O primeiro e, sem dúvida, mais importante é a saúde mental. Precisamos falar mais sobre o impacto da vida acadêmica no nosso bem-estar emocional. A pós-graduação pode ser um ambiente extremamente competitivo, especialmente se não estivermos inseridos em um espaço acolhedor e saudável. A pressão por produtividade é constante: há uma cobrança interna intensa para publicar em revistas de alto impacto, o que gera ansiedade, estresse e, muitas vezes, esgota nossa motivação. 

Outro desafio recorrente é a insegurança financeira. Lidamos diariamente com a limitação de bolsas e recursos, além da instabilidade provocada por contextos de desvalorização e negação da ciência. Essas incertezas tornam o planejamento de médio e longo prazo quase impossível. 

A preocupação com o futuro profissional também é uma constante. Não há garantias de estabilidade até alcançarmos uma posição de professor ou pesquisador permanente. Muitos passam anos em posições temporárias, como o pós-doutorado, enfrentando sucessivos contratos de curto prazo, sem a segurança de uma vaga estável e duradoura. 

Temos dificuldade em equilibrar vida pessoal e profissional. A pressão por resultados e a carga de trabalho elevada tornam difícil descansar sem culpa – como se cada pausa fosse uma perda de produtividade. O trabalho nunca acaba, pois sempre há um artigo para escrever, um prazo a cumprir, um novo experimento para iniciar.  

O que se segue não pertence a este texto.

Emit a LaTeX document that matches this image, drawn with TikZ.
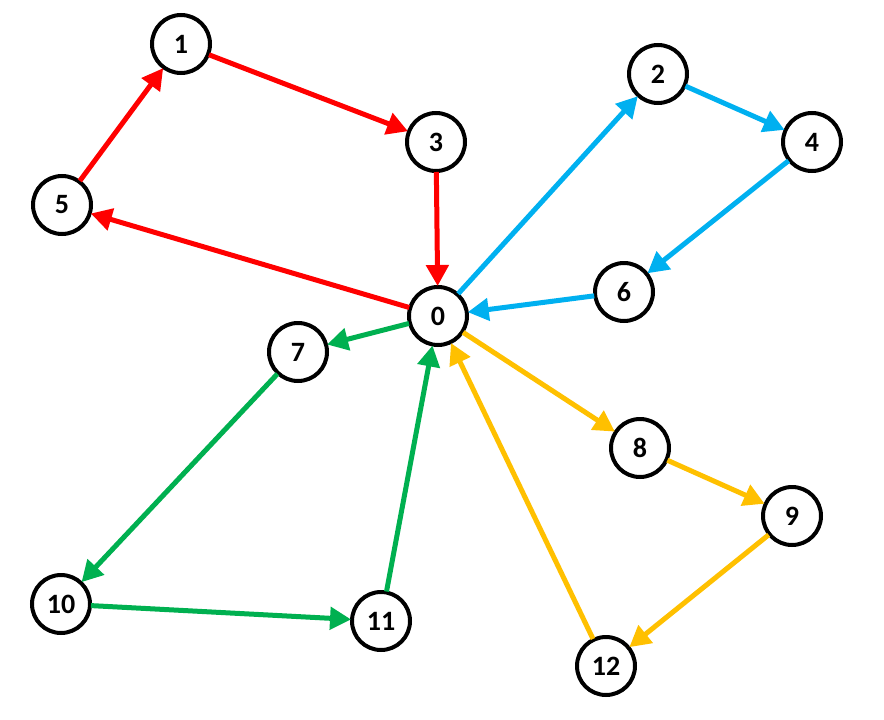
\documentclass[tikz,border=0pt]{standalone}
\usepackage{fontspec}
\setmainfont{Carlito}
\usetikzlibrary{arrows.meta}
\definecolor{cred}{RGB}{255,0,0}
\definecolor{cblue}{RGB}{0,176,240}
\definecolor{cgreen}{RGB}{0,176,80}
\definecolor{cgold}{RGB}{255,192,0}
\begin{document}
\begin{tikzpicture}[x=1pt,y=-1pt,
  vert/.style={circle,draw=black,line width=4pt,fill=white,minimum size=58pt,inner sep=0pt,outer sep=1pt,font=\fontsize{28}{28}\selectfont\bfseries},
  edge/.style={line width=5pt,-{Triangle[length=21pt,width=22pt]}}]
\useasboundingbox (0,0) rectangle (884,720);
\node[vert] (n0) at (438,316) {0};
\node[vert] (n1) at (181,44) {1};
\node[vert] (n2) at (658,74) {2};
\node[vert] (n3) at (436,142) {3};
\node[vert] (n4) at (812,142) {4};
\node[vert] (n5) at (62,205) {5};
\node[vert] (n6) at (624,292) {6};
\node[vert] (n7) at (298,352) {7};
\node[vert] (n8) at (640,448) {8};
\node[vert] (n9) at (792,516) {9};
\node[vert] (n10) at (61,604) {10};
\node[vert] (n11) at (381,621) {11};
\node[vert] (n12) at (606,666) {12};
\draw[edge,cred] (n1) -- (n3);
\draw[edge,cred] (n3) -- (n0);
\draw[edge,cred] (n0) -- (n5);
\draw[edge,cred] (n5) -- (n1);
\draw[edge,cblue] (n0) -- (n2);
\draw[edge,cblue] (n2) -- (n4);
\draw[edge,cblue] (n4) -- (n6);
\draw[edge,cblue] (n6) -- (n0);
\draw[edge,cgreen] (n0) -- (n7);
\draw[edge,cgreen] (n7) -- (n10);
\draw[edge,cgreen] (n10) -- (n11);
\draw[edge,cgreen] (n11) -- (n0);
\draw[edge,cgold] (n0) -- (n8);
\draw[edge,cgold] (n8) -- (n9);
\draw[edge,cgold] (n9) -- (n12);
\draw[edge,cgold] (n12) -- (n0);
\end{tikzpicture}
\end{document}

A vida acadêmica também é marcada por longos períodos de espera: esperar resposta de agências de fomento, revisões de artigos, contratações, resultados de experimentos, o que pode levar meses ou anos. Essa dinâmica lenta e imprevisível alimenta a ansiedade e a sensação de estagnação. 

A síndrome do impostor é outro ponto importante que gostaria de destacar, especialmente em áreas complexas como a neurociência. Mesmo diante de conquistas concretas, como publicações, prêmios, convites para palestras, muitas vezes sentimos que “não somos bons o suficiente” ou que “não merecemos estar onde estamos”. Esse sentimento corrói a autoconfiança e dificulta o avanço na carreira. 

Por fim, é impossível não falar sobre as desigualdades de gênero que ainda persistem. Apesar dos avanços, mulheres enfrentam barreiras específicas na neurociência. Por exemplo, a maternidade impacta desproporcionalmente a carreira acadêmica, não apenas pela pausa na produtividade, mas também pelo preconceito estrutural.